Work required
Copy each line below in which the string "chart" occurs.

"""

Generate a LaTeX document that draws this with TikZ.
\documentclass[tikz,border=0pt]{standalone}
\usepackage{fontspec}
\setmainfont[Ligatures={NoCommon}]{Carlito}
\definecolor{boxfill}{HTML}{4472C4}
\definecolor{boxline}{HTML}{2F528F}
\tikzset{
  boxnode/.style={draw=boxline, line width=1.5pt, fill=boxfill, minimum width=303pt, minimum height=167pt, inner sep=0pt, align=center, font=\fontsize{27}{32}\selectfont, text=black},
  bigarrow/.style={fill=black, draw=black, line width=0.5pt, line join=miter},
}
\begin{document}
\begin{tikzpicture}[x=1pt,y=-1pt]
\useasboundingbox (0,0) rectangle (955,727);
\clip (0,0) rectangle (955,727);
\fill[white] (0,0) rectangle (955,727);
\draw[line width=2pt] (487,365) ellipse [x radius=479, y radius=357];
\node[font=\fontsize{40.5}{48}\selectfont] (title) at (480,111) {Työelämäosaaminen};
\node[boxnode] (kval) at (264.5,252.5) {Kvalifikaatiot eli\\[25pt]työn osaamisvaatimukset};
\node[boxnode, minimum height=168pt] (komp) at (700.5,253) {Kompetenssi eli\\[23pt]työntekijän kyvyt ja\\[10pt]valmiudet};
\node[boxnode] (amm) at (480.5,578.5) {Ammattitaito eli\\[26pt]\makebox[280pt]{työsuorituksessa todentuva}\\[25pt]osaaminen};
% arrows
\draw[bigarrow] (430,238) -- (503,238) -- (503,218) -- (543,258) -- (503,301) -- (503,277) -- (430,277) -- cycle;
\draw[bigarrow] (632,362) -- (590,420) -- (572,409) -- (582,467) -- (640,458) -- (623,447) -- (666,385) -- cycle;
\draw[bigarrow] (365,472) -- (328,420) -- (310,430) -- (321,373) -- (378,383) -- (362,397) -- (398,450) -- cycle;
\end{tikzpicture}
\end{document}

"""
"""

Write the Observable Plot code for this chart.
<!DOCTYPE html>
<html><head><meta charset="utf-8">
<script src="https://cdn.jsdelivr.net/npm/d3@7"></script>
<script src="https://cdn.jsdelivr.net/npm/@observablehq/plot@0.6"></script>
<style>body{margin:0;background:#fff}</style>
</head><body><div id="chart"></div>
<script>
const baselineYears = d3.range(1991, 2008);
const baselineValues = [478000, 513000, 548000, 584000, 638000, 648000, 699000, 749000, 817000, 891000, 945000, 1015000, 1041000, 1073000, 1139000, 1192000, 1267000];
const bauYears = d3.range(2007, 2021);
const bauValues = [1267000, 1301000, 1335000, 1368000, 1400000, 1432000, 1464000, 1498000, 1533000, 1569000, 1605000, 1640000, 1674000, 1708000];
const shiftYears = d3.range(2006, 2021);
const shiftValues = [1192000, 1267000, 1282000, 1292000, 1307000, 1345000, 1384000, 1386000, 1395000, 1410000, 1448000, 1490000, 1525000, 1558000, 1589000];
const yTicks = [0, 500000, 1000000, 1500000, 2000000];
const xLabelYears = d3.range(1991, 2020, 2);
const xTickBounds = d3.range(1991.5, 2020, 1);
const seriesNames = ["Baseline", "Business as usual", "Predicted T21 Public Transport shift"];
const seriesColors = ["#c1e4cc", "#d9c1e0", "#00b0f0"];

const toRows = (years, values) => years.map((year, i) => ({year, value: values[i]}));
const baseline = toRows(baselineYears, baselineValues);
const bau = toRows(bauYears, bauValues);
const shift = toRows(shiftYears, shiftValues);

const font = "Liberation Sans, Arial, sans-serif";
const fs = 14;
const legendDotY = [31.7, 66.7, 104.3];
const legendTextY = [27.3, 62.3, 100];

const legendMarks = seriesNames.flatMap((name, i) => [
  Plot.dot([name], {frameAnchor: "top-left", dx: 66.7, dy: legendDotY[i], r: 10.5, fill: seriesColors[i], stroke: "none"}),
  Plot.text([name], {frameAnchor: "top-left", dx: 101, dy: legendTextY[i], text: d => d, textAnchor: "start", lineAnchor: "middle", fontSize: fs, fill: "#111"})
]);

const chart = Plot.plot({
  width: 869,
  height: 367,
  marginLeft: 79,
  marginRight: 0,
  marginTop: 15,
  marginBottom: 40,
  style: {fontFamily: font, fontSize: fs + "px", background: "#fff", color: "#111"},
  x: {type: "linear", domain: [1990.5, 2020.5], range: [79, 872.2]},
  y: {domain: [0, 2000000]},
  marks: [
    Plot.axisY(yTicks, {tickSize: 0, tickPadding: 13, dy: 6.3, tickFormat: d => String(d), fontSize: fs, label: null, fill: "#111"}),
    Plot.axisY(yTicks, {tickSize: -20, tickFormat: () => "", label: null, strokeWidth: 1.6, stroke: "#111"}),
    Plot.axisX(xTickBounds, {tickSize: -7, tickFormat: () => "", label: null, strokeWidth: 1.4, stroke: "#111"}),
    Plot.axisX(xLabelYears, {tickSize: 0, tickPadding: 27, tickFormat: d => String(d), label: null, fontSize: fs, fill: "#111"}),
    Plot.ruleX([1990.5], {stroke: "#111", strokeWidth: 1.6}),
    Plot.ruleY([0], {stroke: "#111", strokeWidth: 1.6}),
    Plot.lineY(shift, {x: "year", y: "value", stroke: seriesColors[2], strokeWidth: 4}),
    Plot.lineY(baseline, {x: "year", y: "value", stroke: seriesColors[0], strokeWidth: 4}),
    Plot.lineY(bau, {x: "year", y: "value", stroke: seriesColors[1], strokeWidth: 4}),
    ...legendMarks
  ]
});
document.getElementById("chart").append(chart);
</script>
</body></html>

"""

Response to the exercise
Write the Observable Plot code for this chart.
</head><body><div id="chart"></div>
const chart = Plot.plot({
document.getElementById("chart").append(chart);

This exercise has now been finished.